[What is asked]
Repeat the material below word for word and leave out all pictures.

[Material]
---------------
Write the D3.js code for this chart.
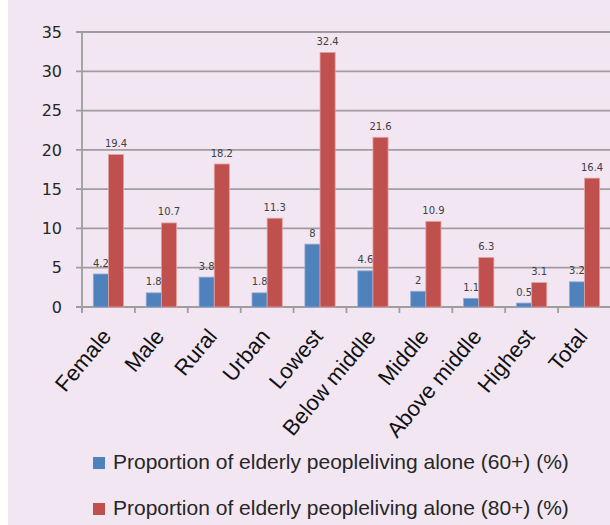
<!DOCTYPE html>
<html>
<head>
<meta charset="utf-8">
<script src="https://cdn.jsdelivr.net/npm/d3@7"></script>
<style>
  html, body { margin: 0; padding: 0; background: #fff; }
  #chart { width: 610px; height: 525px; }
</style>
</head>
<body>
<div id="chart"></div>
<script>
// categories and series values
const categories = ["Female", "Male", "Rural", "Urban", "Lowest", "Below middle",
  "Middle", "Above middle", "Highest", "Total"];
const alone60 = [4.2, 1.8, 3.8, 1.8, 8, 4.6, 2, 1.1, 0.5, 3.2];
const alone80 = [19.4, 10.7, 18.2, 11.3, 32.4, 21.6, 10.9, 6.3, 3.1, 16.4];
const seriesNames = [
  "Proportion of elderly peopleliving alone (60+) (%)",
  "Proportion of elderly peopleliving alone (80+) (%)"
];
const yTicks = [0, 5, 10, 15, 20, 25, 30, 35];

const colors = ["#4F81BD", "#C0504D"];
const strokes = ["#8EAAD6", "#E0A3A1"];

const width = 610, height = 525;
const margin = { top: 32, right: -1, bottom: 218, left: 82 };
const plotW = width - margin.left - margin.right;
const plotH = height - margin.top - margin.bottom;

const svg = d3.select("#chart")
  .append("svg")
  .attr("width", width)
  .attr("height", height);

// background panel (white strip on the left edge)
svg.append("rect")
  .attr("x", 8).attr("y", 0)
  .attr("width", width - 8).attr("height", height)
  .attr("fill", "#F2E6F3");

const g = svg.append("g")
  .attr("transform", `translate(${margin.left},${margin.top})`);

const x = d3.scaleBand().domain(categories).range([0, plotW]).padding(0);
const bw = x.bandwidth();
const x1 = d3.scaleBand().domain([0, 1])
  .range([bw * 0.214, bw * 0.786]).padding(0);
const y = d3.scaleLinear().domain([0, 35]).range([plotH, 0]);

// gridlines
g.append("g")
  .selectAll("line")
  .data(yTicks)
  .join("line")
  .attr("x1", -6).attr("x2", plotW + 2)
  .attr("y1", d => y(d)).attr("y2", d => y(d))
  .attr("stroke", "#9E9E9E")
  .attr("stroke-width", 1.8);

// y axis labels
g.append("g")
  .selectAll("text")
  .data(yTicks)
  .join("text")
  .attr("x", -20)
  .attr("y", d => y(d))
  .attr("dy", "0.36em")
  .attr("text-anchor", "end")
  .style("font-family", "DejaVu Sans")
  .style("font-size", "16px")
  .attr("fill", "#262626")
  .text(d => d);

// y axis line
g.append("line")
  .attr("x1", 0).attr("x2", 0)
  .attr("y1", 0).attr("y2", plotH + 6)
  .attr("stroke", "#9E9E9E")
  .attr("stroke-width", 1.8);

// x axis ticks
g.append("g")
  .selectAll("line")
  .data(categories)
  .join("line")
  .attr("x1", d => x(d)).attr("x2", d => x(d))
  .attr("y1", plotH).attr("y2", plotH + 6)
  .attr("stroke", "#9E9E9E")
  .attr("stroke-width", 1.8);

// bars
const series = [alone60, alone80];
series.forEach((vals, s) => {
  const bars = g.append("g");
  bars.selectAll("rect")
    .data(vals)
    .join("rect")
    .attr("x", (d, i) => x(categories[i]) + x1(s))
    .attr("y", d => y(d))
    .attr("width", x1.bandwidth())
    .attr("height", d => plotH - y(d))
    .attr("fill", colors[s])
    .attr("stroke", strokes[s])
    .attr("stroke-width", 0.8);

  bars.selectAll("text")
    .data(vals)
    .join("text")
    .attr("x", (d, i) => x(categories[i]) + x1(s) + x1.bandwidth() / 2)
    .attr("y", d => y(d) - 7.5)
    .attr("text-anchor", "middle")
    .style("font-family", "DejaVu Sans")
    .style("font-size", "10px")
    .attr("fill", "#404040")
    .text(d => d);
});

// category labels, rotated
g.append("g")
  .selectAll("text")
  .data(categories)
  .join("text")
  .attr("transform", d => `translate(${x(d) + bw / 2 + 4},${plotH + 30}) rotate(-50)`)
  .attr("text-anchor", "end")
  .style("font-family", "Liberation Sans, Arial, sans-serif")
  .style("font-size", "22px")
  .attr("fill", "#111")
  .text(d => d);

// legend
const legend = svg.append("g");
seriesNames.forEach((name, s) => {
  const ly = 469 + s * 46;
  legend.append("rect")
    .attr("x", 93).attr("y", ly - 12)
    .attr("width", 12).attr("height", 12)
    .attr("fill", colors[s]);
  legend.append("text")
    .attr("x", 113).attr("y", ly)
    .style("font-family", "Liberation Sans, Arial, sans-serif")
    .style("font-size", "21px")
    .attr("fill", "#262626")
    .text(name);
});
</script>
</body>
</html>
---------------
[Finished exercise]
Write the D3.js code for this chart.
<!DOCTYPE html>
<html>
<head>
<meta charset="utf-8">
<script src="https://cdn.jsdelivr.net/npm/d3@7"></script>
<style>
  html, body { margin: 0; padding: 0; background: #fff; }
  #chart { width: 610px; height: 525px; }
</style>
</head>
<body>
<div id="chart"></div>
<script>
// categories and series values
const categories = ["Female", "Male", "Rural", "Urban", "Lowest", "Below middle",
  "Middle", "Above middle", "Highest", "Total"];
const alone60 = [4.2, 1.8, 3.8, 1.8, 8, 4.6, 2, 1.1, 0.5, 3.2];
const alone80 = [19.4, 10.7, 18.2, 11.3, 32.4, 21.6, 10.9, 6.3, 3.1, 16.4];
const seriesNames = [
  "Proportion of elderly peopleliving alone (60+) (%)",
  "Proportion of elderly peopleliving alone (80+) (%)"
];
const yTicks = [0, 5, 10, 15, 20, 25, 30, 35];

const colors = ["#4F81BD", "#C0504D"];
const strokes = ["#8EAAD6", "#E0A3A1"];

const width = 610, height = 525;
const margin = { top: 32, right: -1, bottom: 218, left: 82 };
const plotW = width - margin.left - margin.right;
const plotH = height - margin.top - margin.bottom;

const svg = d3.select("#chart")
  .append("svg")
  .attr("width", width)
  .attr("height", height);

// background panel (white strip on the left edge)
svg.append("rect")
  .attr("x", 8).attr("y", 0)
  .attr("width", width - 8).attr("height", height)
  .attr("fill", "#F2E6F3");

const g = svg.append("g")
  .attr("transform", `translate(${margin.left},${margin.top})`);

const x = d3.scaleBand().domain(categories).range([0, plotW]).padding(0);
const bw = x.bandwidth();
const x1 = d3.scaleBand().domain([0, 1])
  .range([bw * 0.214, bw * 0.786]).padding(0);
const y = d3.scaleLinear().domain([0, 35]).range([plotH, 0]);

// gridlines
g.append("g")
  .selectAll("line")
  .data(yTicks)
  .join("line")
  .attr("x1", -6).attr("x2", plotW + 2)
  .attr("y1", d => y(d)).attr("y2", d => y(d))
  .attr("stroke", "#9E9E9E")
  .attr("stroke-width", 1.8);

// y axis labels
g.append("g")
  .selectAll("text")
  .data(yTicks)
  .join("text")
  .attr("x", -20)
  .attr("y", d => y(d))
  .attr("dy", "0.36em")
  .attr("text-anchor", "end")
  .style("font-family", "DejaVu Sans")
  .style("font-size", "16px")
  .attr("fill", "#262626")
  .text(d => d);

// y axis line
g.append("line")
  .attr("x1", 0).attr("x2", 0)
  .attr("y1", 0).attr("y2", plotH + 6)
  .attr("stroke", "#9E9E9E")
  .attr("stroke-width", 1.8);

// x axis ticks
g.append("g")
  .selectAll("line")
  .data(categories)
  .join("line")
  .attr("x1", d => x(d)).attr("x2", d => x(d))
  .attr("y1", plotH).attr("y2", plotH + 6)
  .attr("stroke", "#9E9E9E")
  .attr("stroke-width", 1.8);

// bars
const series = [alone60, alone80];
series.forEach((vals, s) => {
  const bars = g.append("g");
  bars.selectAll("rect")
    .data(vals)
    .join("rect")
    .attr("x", (d, i) => x(categories[i]) + x1(s))
    .attr("y", d => y(d))
    .attr("width", x1.bandwidth())
    .attr("height", d => plotH - y(d))
    .attr("fill", colors[s])
    .attr("stroke", strokes[s])
    .attr("stroke-width", 0.8);

  bars.selectAll("text")
    .data(vals)
    .join("text")
    .attr("x", (d, i) => x(categories[i]) + x1(s) + x1.bandwidth() / 2)
    .attr("y", d => y(d) - 7.5)
    .attr("text-anchor", "middle")
    .style("font-family", "DejaVu Sans")
    .style("font-size", "10px")
    .attr("fill", "#404040")
    .text(d => d);
});

// category labels, rotated
g.append("g")
  .selectAll("text")
  .data(categories)
  .join("text")
  .attr("transform", d => `translate(${x(d) + bw / 2 + 4},${plotH + 30}) rotate(-50)`)
  .attr("text-anchor", "end")
  .style("font-family", "Liberation Sans, Arial, sans-serif")
  .style("font-size", "22px")
  .attr("fill", "#111")
  .text(d => d);

// legend
const legend = svg.append("g");
seriesNames.forEach((name, s) => {
  const ly = 469 + s * 46;
  legend.append("rect")
    .attr("x", 93).attr("y", ly - 12)
    .attr("width", 12).attr("height", 12)
    .attr("fill", colors[s]);
  legend.append("text")
    .attr("x", 113).attr("y", ly)
    .style("font-family", "Liberation Sans, Arial, sans-serif")
    .style("font-size", "21px")
    .attr("fill", "#262626")
    .text(name);
});
</script>
</body>
</html>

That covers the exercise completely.